= Written problem =
Pictures are not part of the copy. Retype the lines from the first one through the line that contains "y_ticks = [0, 10, 20, 30, 40, 50, 60, 70, 80]".
-- Start Source records --
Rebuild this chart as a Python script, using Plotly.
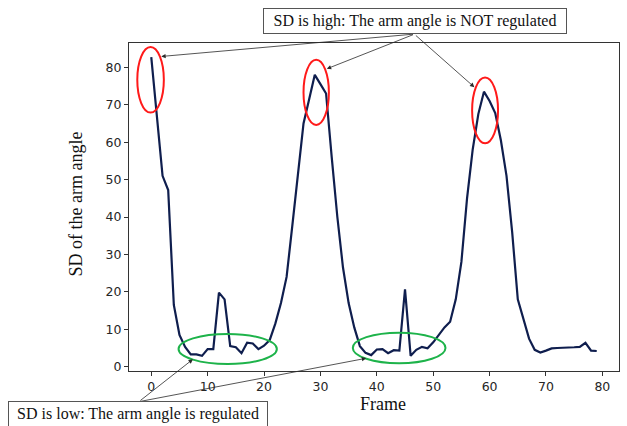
import plotly.graph_objects as go

# Standard deviation of the arm angle for each video frame
frames = list(range(80))
sd_arm_angle = [
    82.7, 67.0, 51.0, 47.2, 16.5, 8.5, 5.3, 3.3, 3.3, 2.9,
    4.7, 4.7, 19.8, 18.0, 5.5, 5.2, 3.6, 6.4, 6.2, 4.7,
    5.6, 7.1, 11.5, 17.0, 24.0, 37.5, 51.0, 65.0, 71.5, 78.0,
    75.5, 73.0, 56.0, 40.0, 26.5, 17.0, 10.5, 5.5, 3.7, 3.1,
    4.6, 4.7, 3.6, 4.4, 4.3, 20.7, 2.9, 4.5, 5.3, 4.9,
    6.5, 8.5, 10.5, 12.0, 18.0, 28.0, 45.0, 58.0, 67.5, 73.5,
    71.0, 67.8, 60.5, 51.0, 36.0, 18.0, 12.5, 7.5, 4.5, 3.8,
    4.3, 4.9, 5.0, 5.0, 5.1, 5.2, 5.3, 6.4, 4.3, 4.2,
]

x_ticks = [0, 10, 20, 30, 40, 50, 60, 70, 80]
y_ticks = [0, 10, 20, 30, 40, 50, 60, 70, 80]

# Highlighted regions (frame range, SD range)
high_regions = [(-2.48, 2.23, 67.9, 85.4), (27.0, 31.5, 64.6, 82.0), (56.9, 61.5, 59.7, 77.3)]
low_regions = [(4.84, 22.27, 0.72, 8.74), (35.74, 52.18, 0.91, 9.09)]

# Callout arrows: head in data units, tail as pixel offset
high_arrows = [(1.77, 82.9, 253.3, -22.4), (31.13, 79.6, 87.7, -34.7), (57.3, 74.7, -60.0, -53.0)]
low_arrows = [(7.38, 1.98, -54.0, 42.4), (38.12, 2.25, -227.4, 43.4)]

high_label = "SD is high: The arm angle is NOT regulated"
low_label = "SD is low: The arm angle is regulated"

serif = "Liberation Serif, Times New Roman, serif"
sans = "DejaVu Sans, sans-serif"

fig = go.Figure()
fig.add_trace(go.Scatter(
    x=frames, y=sd_arm_angle, mode="lines",
    line=dict(color="#0f1e4e", width=2.2),
    showlegend=False, hoverinfo="skip",
))

shapes = []
for x0, x1, y0, y1 in high_regions:
    shapes.append(dict(type="circle", xref="x", yref="y", x0=x0, x1=x1, y0=y0, y1=y1,
                       line=dict(color="#ff1a1a", width=2)))
for x0, x1, y0, y1 in low_regions:
    shapes.append(dict(type="circle", xref="x", yref="y", x0=x0, x1=x1, y0=y0, y1=y1,
                       line=dict(color="#1db34a", width=2)))

annotations = []
for hx, hy, ax, ay in high_arrows + low_arrows:
    annotations.append(dict(
        x=hx, y=hy, xref="x", yref="y", text="", showarrow=True,
        ax=ax, ay=ay, arrowhead=2, arrowsize=1.1, arrowwidth=0.8,
        arrowcolor="#2a2a2a", standoff=0, startstandoff=0,
    ))

annotations.append(dict(
    x=0.5834, y=1.066, xref="paper", yref="paper", text=high_label, showarrow=False,
    font=dict(family=serif, size=16, color="#111111"),
    bordercolor="#555555", borderwidth=1, borderpad=1, bgcolor="white",
    width=300, height=22, xanchor="center", yanchor="middle",
))
annotations.append(dict(
    x=0.0178, y=-0.131, xref="paper", yref="paper", text=low_label, showarrow=False,
    font=dict(family=serif, size=16, color="#111111"),
    bordercolor="#555555", borderwidth=1, borderpad=1, bgcolor="white",
    width=256, height=22, xanchor="center", yanchor="middle",
))
annotations.append(dict(
    x=0.518, y=-0.0992, xref="paper", yref="paper", text="Frame", showarrow=False,
    font=dict(family=serif, size=18, color="#111111"), borderpad=0,
    xanchor="center", yanchor="middle",
))
annotations.append(dict(
    x=-0.1088, y=0.5096, xref="paper", yref="paper", text="SD of the arm angle",
    showarrow=False, textangle=-90,
    font=dict(family=serif, size=18, color="#111111"),
    xanchor="center", yanchor="middle",
))

axis_common = dict(
    showgrid=False, zeroline=False, showline=True, mirror=True,
    linecolor="#333333", linewidth=1.2,
    ticks="outside", ticklen=4, tickwidth=1, tickcolor="#333333",
    tickfont=dict(family=sans, size=12.5, color="#262626"),
)

fig.update_layout(
    width=627, height=426,
    margin=dict(l=129, r=8, t=43, b=55),
    paper_bgcolor="white", plot_bgcolor="white",
    xaxis=dict(range=[-3.95, 82.95], tickvals=x_ticks, **axis_common),
    yaxis=dict(range=[-1.15, 86.5], tickvals=y_ticks, **axis_common),
    shapes=shapes, annotations=annotations,
)

fig.write_html("out.html")
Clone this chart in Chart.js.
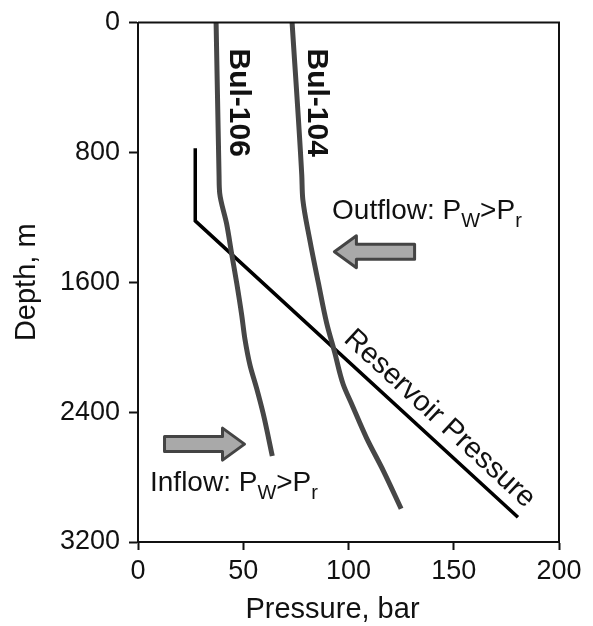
-- End Source records --
= Written response =
Rebuild this chart as a Python script, using Plotly.
import plotly.graph_objects as go

# Standard deviation of the arm angle for each video frame
frames = list(range(80))
sd_arm_angle = [
    82.7, 67.0, 51.0, 47.2, 16.5, 8.5, 5.3, 3.3, 3.3, 2.9,
    4.7, 4.7, 19.8, 18.0, 5.5, 5.2, 3.6, 6.4, 6.2, 4.7,
    5.6, 7.1, 11.5, 17.0, 24.0, 37.5, 51.0, 65.0, 71.5, 78.0,
    75.5, 73.0, 56.0, 40.0, 26.5, 17.0, 10.5, 5.5, 3.7, 3.1,
    4.6, 4.7, 3.6, 4.4, 4.3, 20.7, 2.9, 4.5, 5.3, 4.9,
    6.5, 8.5, 10.5, 12.0, 18.0, 28.0, 45.0, 58.0, 67.5, 73.5,
    71.0, 67.8, 60.5, 51.0, 36.0, 18.0, 12.5, 7.5, 4.5, 3.8,
    4.3, 4.9, 5.0, 5.0, 5.1, 5.2, 5.3, 6.4, 4.3, 4.2,
]

x_ticks = [0, 10, 20, 30, 40, 50, 60, 70, 80]
y_ticks = [0, 10, 20, 30, 40, 50, 60, 70, 80]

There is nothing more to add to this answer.